I believe in the instantaneous. I did before then and I do even more now. That night, I found the moment that I had stayed up all night for, and in some way, that I had stayed up all my life for. It is not the only moment that I have been swept away by, and I hope it will not be the last. Most of my life is variation on the routine that has grown so familiar to me over the years, and I accept that; I welcome it. But even as I go through the motions of living, making the pattern that my life will be, I will always be on the lookout, watching for another moment. It is my promise to myself that no matter how large or how crucial my life feels at that moment, I will always remember to stop and dismiss the necessary, the practical, the straightforward thoughts. I will pause once in a while, listening for that earsplitting silence. When I hear it, I will once more smile, and think troubling, useless, silly, clever, probing thoughts that echo back in my mind, and the growing pattern and model of my life will fade away in the light of another moment of pure thought and feeling, tied to nothing, meaning everything.

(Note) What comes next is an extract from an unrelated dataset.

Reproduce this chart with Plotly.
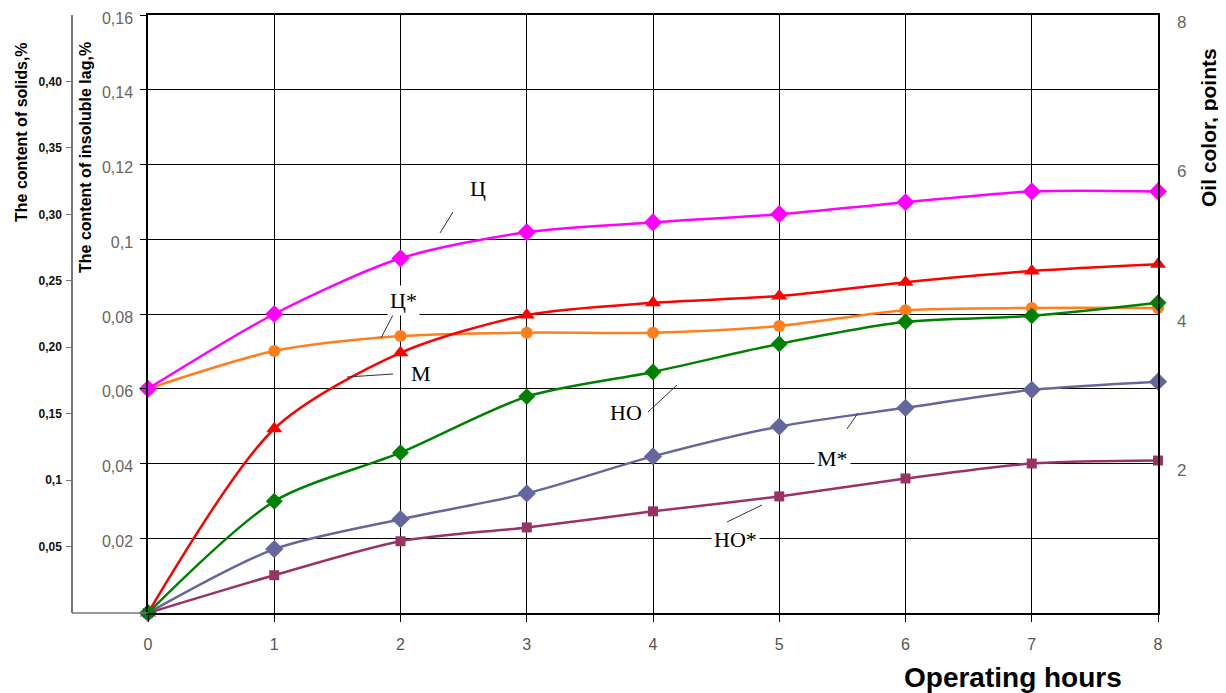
import plotly.graph_objects as go

hours = [0, 1, 2, 3, 4, 5, 6, 7, 8]
ts_vals = [0.060, 0.080, 0.0949, 0.1019, 0.1045, 0.1067, 0.1099, 0.1128, 0.1128]      # Ц
ts_star_vals = [0.060, 0.0701, 0.0741, 0.0750, 0.0750, 0.0768, 0.0810, 0.0816, 0.0816]  # Ц*
m_vals = [0.0, 0.0493, 0.0696, 0.0797, 0.0830, 0.0848, 0.0885, 0.0915, 0.0933]      # М
no_vals = [0.0, 0.0299, 0.0429, 0.0579, 0.0645, 0.0720, 0.0779, 0.0795, 0.0830]     # НО
m_star_vals = [0.0, 0.0171, 0.0251, 0.0320, 0.0419, 0.0499, 0.0549, 0.0597, 0.0619]  # М*
no_star_vals = [0.0, 0.0101, 0.0192, 0.0229, 0.0272, 0.0312, 0.0360, 0.0400, 0.0408]  # НО*

insol_ticks = [0.02, 0.04, 0.06, 0.08, 0.10, 0.12, 0.14, 0.16]
insol_labels = ["0,02", "0,04", "0,06", "0,08", "0,1", "0,12", "0,14", "0,16"]
solids_ticks = [0.05, 0.10, 0.15, 0.20, 0.25, 0.30, 0.35, 0.40]
solids_labels = ["0,05", "0,1", "0,15", "0,20", "0,25", "0,30", "0,35", "0,40"]
color_ticks = [2, 4, 6, 8]
color_labels = ["2", "4", "6", "8"]

OFF = 8  # default page body margin
W, H = 1226 - OFF, 693 - OFF
# desired plot area in page pixels: x 148..1158, y 15..613
ML, MR, MT, MB = 10 - OFF, 1226 - 1158, 15 - OFF, 693 - 613
PW, PH = W - ML - MR, H - MT - MB


def px(x):  # page pixel -> paper fraction
    return (x - OFF - ML) / PW


def py(y):
    return (613 - y) / PH


fig = go.Figure()

series = [
    ("Ц*", ts_star_vals, "#FF7F1E", "circle", 12),
    ("Ц", ts_vals, "#FF00FF", "diamond", 14),
    ("М", m_vals, "#FF0000", "triangle-up", 14),
    ("М*", m_star_vals, "#66669E", "diamond", 14),
    ("НО*", no_star_vals, "#993366", "square", 10),
    ("НО", no_vals, "#008000", "diamond", 13),
]
for name, vals, col, sym, sz in series:
    fig.add_trace(go.Scatter(
        x=hours, y=vals, name=name, mode="lines+markers",
        line=dict(color=col, width=2.5, shape="spline", smoothing=0.8),
        marker=dict(color=col, symbol=sym, size=sz),
        cliponaxis=False, showlegend=False,
    ))

fig.add_trace(go.Scatter(x=[None], y=[None], yaxis="y2", showlegend=False))
fig.add_trace(go.Scatter(x=[None], y=[None], yaxis="y3", showlegend=False))

fig.update_layout(
    width=W, height=H,
    margin=dict(l=ML, r=MR, t=MT, b=MB, autoexpand=False),
    paper_bgcolor="white", plot_bgcolor="white",
    xaxis=dict(
        domain=[px(148), 1.0], range=[0, 8], tickvals=hours,
        ticktext=[str(h) for h in hours], automargin=False,
        ticklabeloverflow="allow",
        showgrid=True, gridcolor="#000000", gridwidth=1.3,
        showline=True, linecolor="#000000", linewidth=1.5, mirror=True,
        ticks="outside", ticklen=7, tickcolor="#000000",
        tickfont=dict(family="Liberation Sans, Arial", size=16, color="#555555"),
        ticklabelstandoff=9, zeroline=False,
    ),
    yaxis=dict(
        range=[0, 0.16], tickvals=insol_ticks, ticktext=insol_labels,
        automargin=False, ticklabeloverflow="allow", ticklabelshift=3,
        showgrid=True, gridcolor="#000000", gridwidth=1.3,
        showline=True, linecolor="#000000", linewidth=1.5, mirror=True,
        ticks="outside", ticklen=6, tickcolor="#000000",
        tickfont=dict(family="Liberation Sans, Arial", size=16, color="#666666"),
        ticklabelstandoff=4, zeroline=False,
    ),
    yaxis2=dict(
        overlaying="y", side="right", range=[0, 8], automargin=False,
        ticklabeloverflow="allow", ticklabelshift=7,
        tickvals=color_ticks, ticktext=color_labels,
        showgrid=False, zeroline=False, showline=False, ticks="",
        tickfont=dict(family="Liberation Sans, Arial", size=17, color="#666666"),
        ticklabelstandoff=18,
    ),
    yaxis3=dict(
        overlaying="y", anchor="free", position=px(72), side="left",
        automargin=False, ticklabeloverflow="allow",
        range=[0, 0.45], tickvals=solids_ticks, ticktext=solids_labels,
        showgrid=False, zeroline=False, showline=True, linecolor="#777777",
        linewidth=1.5, ticks="outside", ticklen=5, tickcolor="#777777",
        tickfont=dict(family="Liberation Sans, Arial", size=12, color="#111111",
                      weight="bold"),
        ticklabelstandoff=2,
    ),
)

fig.add_shape(type="line", xref="paper", yref="paper",
              x0=px(72), x1=px(148), y0=py(613), y1=py(613),
              line=dict(color="#777777", width=1.5))


def ann(text, x, y, size, family, angle=0, bg=None, pad=2):
    fig.add_annotation(text=text, xref="paper", yref="paper", x=px(x), y=py(y),
                       xanchor="center", yanchor="middle", textangle=angle,
                       showarrow=False, borderpad=pad,
                       bgcolor=bg if bg else "rgba(0,0,0,0)",
                       font=dict(family=family, size=size, color="#000000"))


SANS = "Liberation Sans, Arial"
SERIF = "Liberation Serif, Times New Roman"
ann("<b>The content of solids,%</b>", 22, 132, 16, SANS, -90, pad=0)
ann("<b>The content of insoluble lag,%</b>", 86, 158, 16, SANS, -90, pad=0)
ann("<b>Oil color, points</b>", 1209, 128, 21, SANS, -90, pad=0)
ann("<b>Operating hours</b>", 1013, 677, 28, SANS, pad=0)

labels = [
    ("Ц", 478, 188, (453, 212, 440, 233), None),
    ("Ц*", 403, 300, (393, 315, 381, 338), "white"),
    ("М", 421, 373, (393, 374, 347, 377), None),
    ("НО", 626, 412, (648, 412, 677, 385), None),
    ("М*", 832, 458, (847, 429, 858, 413), "white"),
    ("НО*", 735, 539, (727, 522, 762, 505), "white"),
]
for txt, lx, ly, (ax0, ay0, ax1, ay1), bg in labels:
    fig.add_shape(type="line", xref="paper", yref="paper",
                  x0=px(ax0), y0=py(ay0), x1=px(ax1), y1=py(ay1),
                  line=dict(color="#333333", width=1))
    ann(txt, lx, ly, 22, SERIF, 0, bg)

fig.write_html("out.html")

I like everyday life; truly I do. I look forward to college and watching game shows and drinking iced tea and writing and making my bed and physics and handshakes and tea parties and just living. I enjoy the tangled frenzy of life, the idea of weeks and years compressing into a solid identity that I live by, but I will always hold my instants closest to my heart as I go through the years. I believe in moments, and I know that nothing is ever practical enough to stop me from sneaking out to watch the lights go out. Nothing can stop me from feeling and reveling in the very moment that change arrives. I love my life, but I live it for the moments.